- **TO BE DONE**
Pictures excluded, return the lines below from the first through the line holding "b_err = [0.44, 1.54]".

- **COLLECTED MATERIAL**
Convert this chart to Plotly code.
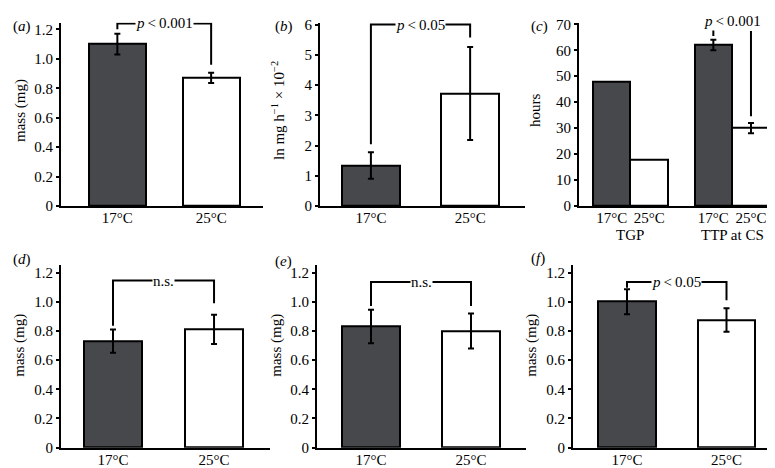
import plotly.graph_objects as go

W, H = 775, 468

# ---------------- data ----------------
temps = ["17°C", "25°C"]

a_mass = [1.10, 0.87]
a_err = [0.07, 0.035]

b_rate = [1.34, 3.72]
b_err = [0.44, 1.54]

c_groups = ["TGP", "TTP at CS"]
c_17 = [48, 62]
c_25 = [18, 30]
c_17_err = [None, 2]
c_25_err = [None, 2]

d_mass = [0.73, 0.81]
d_err = [0.08, 0.10]

e_mass = [0.83, 0.80]
e_err = [0.115, 0.12]

f_mass = [1.00, 0.875]
f_err = [0.085, 0.08]

sig_labels = {"a": "p<0.001", "b": "p<0.05", "c": "p<0.001",
              "d": "n.s.", "e": "n.s.", "f": "p<0.05"}
# bracket: (top, left-bottom, right-bottom) in data units
sig_levels = {"a": (1.24, 1.20, 0.96), "b": (6.0, 2.04, 5.57),
              "d": (1.145, 0.835, 0.99), "e": (1.135, 0.97, 0.97),
              "f": (1.135, 1.095, 1.01)}

DARK = "#47484c"
FONT = "Liberation Serif"
FS = 15

def px(x):
    return x / W

def py(y):
    return 1 - y / H

fig = go.Figure()

# panel geometry (pixels) : x0, x1, ytop, ybottom, xrange, yrange, bar width
panels = {
    "a": dict(ax="", x0=53, x1=255, yt=9.0, yb=198, xr=[-0.601, 1.553], yr=[0, 1.245], bw=0.606),
    "b": dict(ax="2", x0=312, x1=517, yt=9.0, yb=198, xr=[-0.513, 1.553], yr=[0, 6.06], bw=0.58),
    "c": dict(ax="3", x0=571, x1=775, yt=9.0, yb=198, xr=[-0.506, 1.50], yr=[0, 70.6], bw=0.37),
    "d": dict(ax="4", x0=53, x1=262, yt=259, yb=447, xr=[-0.515, 1.554], yr=[0, 1.25], bw=0.574),
    "e": dict(ax="5", x0=309, x1=518, yt=259, yb=447, xr=[-0.54, 1.55], yr=[0, 1.25], bw=0.58),
    "f": dict(ax="6", x0=565, x1=775, yt=259, yb=447, xr=[-0.543, 1.568], yr=[0, 1.25], bw=0.575),
}

simple = {"a": (a_mass, a_err), "b": (b_rate, b_err), "d": (d_mass, d_err),
          "e": (e_mass, e_err), "f": (f_mass, f_err)}

def bar(xs, ys, errs, color, ax, bw):
    err = None
    if errs is not None:
        err = dict(type="data", array=errs, color="black", thickness=2, width=3, visible=True)
    return go.Bar(
        x=xs, y=ys, width=bw, cliponaxis=False,
        marker=dict(color=color, line=dict(color="black", width=2)),
        error_y=err,
        xaxis="x" + ax, yaxis="y" + ax, showlegend=False,
    )

for key, (vals, errs) in simple.items():
    p = panels[key]
    xs = list(range(len(temps)))
    fig.add_trace(bar([xs[0]], [vals[0]], [errs[0]], DARK, p["ax"], p["bw"]))
    fig.add_trace(bar([xs[1]], [vals[1]], [errs[1]], "white", p["ax"], p["bw"]))

# panel c: grouped bars (one trace per bar so missing error bars draw nothing)
pc = panels["c"]
off = pc["bw"] / 2
c_x17 = [i - off for i in range(len(c_groups))]
c_x25 = [i + off for i in range(len(c_groups))]
for i in range(len(c_groups)):
    e17 = None if c_17_err[i] is None else [c_17_err[i]]
    e25 = None if c_25_err[i] is None else [c_25_err[i]]
    fig.add_trace(bar([c_x17[i]], [c_17[i]], e17, DARK, "3", pc["bw"]))
    fig.add_trace(bar([c_x25[i]], [c_25[i]], e25, "white", "3", pc["bw"]))

layout = dict(width=W, height=H, margin=dict(l=0, r=0, t=0, b=0),
              paper_bgcolor="white", plot_bgcolor="white",
              font=dict(family=FONT, size=FS, color="black"), bargap=0)

for key, p in panels.items():
    ax = p["ax"]
    xname = "xaxis" + ax
    yname = "yaxis" + ax
    if key == "c":
        tickvals = c_x17 + c_x25
        ticktext = [temps[0]] * len(c_groups) + [temps[1]] * len(c_groups)
    else:
        tickvals = [0, 1]
        ticktext = temps
    layout[xname] = dict(domain=[px(p["x0"]), px(p["x1"])], range=p["xr"],
                         anchor="y" + ax, showline=True, linecolor="black", linewidth=2,
                         ticks="", showgrid=False, zeroline=False,
                         tickvals=tickvals, ticktext=ticktext, ticklabelstandoff=-3,
                         tickfont=dict(family=FONT, size=FS))
    layout[yname] = dict(domain=[py(p["yb"]), py(p["yt"])], range=p["yr"],
                         anchor="x" + ax, showline=True, linecolor="black", linewidth=2,
                         ticks="outside", ticklen=3, tickwidth=1.5, tickcolor="black",
                         showgrid=False, zeroline=False,
                         tickfont=dict(family=FONT, size=FS))
    if key in ("a", "d", "e", "f"):
        layout[yname].update(tickvals=[0, 0.2, 0.4, 0.6, 0.8, 1.0, 1.2],
                             ticktext=["0", "0.2", "0.4", "0.6", "0.8", "1.0", "1.2"])
    elif key == "b":
        layout[yname].update(dtick=1)
    else:
        layout[yname].update(dtick=10)

fig.update_layout(**layout)

shapes = []
annotations = []

def fmt(label):
    if label.startswith("p"):
        return "<i>p</i>\u2009&lt;\u20090" + label.split("<0")[1]
    return label

for key, (top, lb, rb) in sig_levels.items():
    ax = panels[key]["ax"]
    xr, yr = "x" + ax, "y" + ax
    line = dict(color="black", width=2)
    shapes.append(dict(type="path", xref=xr, yref=yr,
                       path=f"M 0 {lb} L 0 {top} L 1 {top} L 1 {rb}", line=line))
    annotations.append(dict(x=0.5, y=top, xref=xr, yref=yr, text=fmt(sig_labels[key]),
                            showarrow=False, bgcolor="white", borderpad=0,
                            xanchor="center", yanchor="middle",
                            font=dict(family=FONT, size=FS)))

# panel c bracket (over TTP at CS group)
shapes.append(dict(type="line", xref="x3", yref="y3", x0=c_x17[1], x1=c_x17[1],
                   y0=65.5, y1=67.6, line=dict(color="black", width=2)))
shapes.append(dict(type="line", xref="x3", yref="y3", x0=c_x25[1], x1=c_x25[1],
                   y0=34.6, y1=67.4, line=dict(color="black", width=2)))
annotations.append(dict(x=1, y=py(7.5), xref="x3", yref="paper", text=fmt(sig_labels["c"]),
                        showarrow=False, xanchor="center", yanchor="middle",
                        font=dict(family=FONT, size=FS)))

# group labels for panel c
for i, g in enumerate(c_groups):
    annotations.append(dict(x=i, y=py(228), xref="x3", yref="paper", text=g,
                            showarrow=False, xanchor="center", yanchor="middle",
                            font=dict(family=FONT, size=FS)))

# panel letters
letters = {"a": (14, 13), "b": (276, 13), "c": (531, 13),
           "d": (14, 253), "e": (275, 255), "f": (530, 252)}
for k, (lx, ly) in letters.items():
    annotations.append(dict(x=px(lx), y=py(ly), xref="paper", yref="paper",
                            text=f"(<i>{k}</i>)", showarrow=False,
                            xanchor="center", yanchor="middle",
                            font=dict(family=FONT, size=FS)))

# y-axis titles
ytitles = [("mass (mg)", 12, 100), ("ln mg h<sup>−1</sup> × 10<sup>−2</sup>", 270, 100),
           ("hours", 527, 100), ("mass (mg)", 12, 342), ("mass (mg)", 269, 342),
           ("mass (mg)", 524, 342)]
for t, tx, ty in ytitles:
    annotations.append(dict(x=px(tx), y=py(ty), xref="paper", yref="paper", text=t,
                            textangle=-90, showarrow=False,
                            xanchor="center", yanchor="middle",
                            font=dict(family=FONT, size=FS)))

fig.update_layout(shapes=shapes, annotations=annotations)
fig.write_html("out.html")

- **ANSWER FOR THE TASK**
Convert this chart to Plotly code.
import plotly.graph_objects as go

W, H = 775, 468

# ---------------- data ----------------
temps = ["17°C", "25°C"]

a_mass = [1.10, 0.87]
a_err = [0.07, 0.035]

b_rate = [1.34, 3.72]
b_err = [0.44, 1.54]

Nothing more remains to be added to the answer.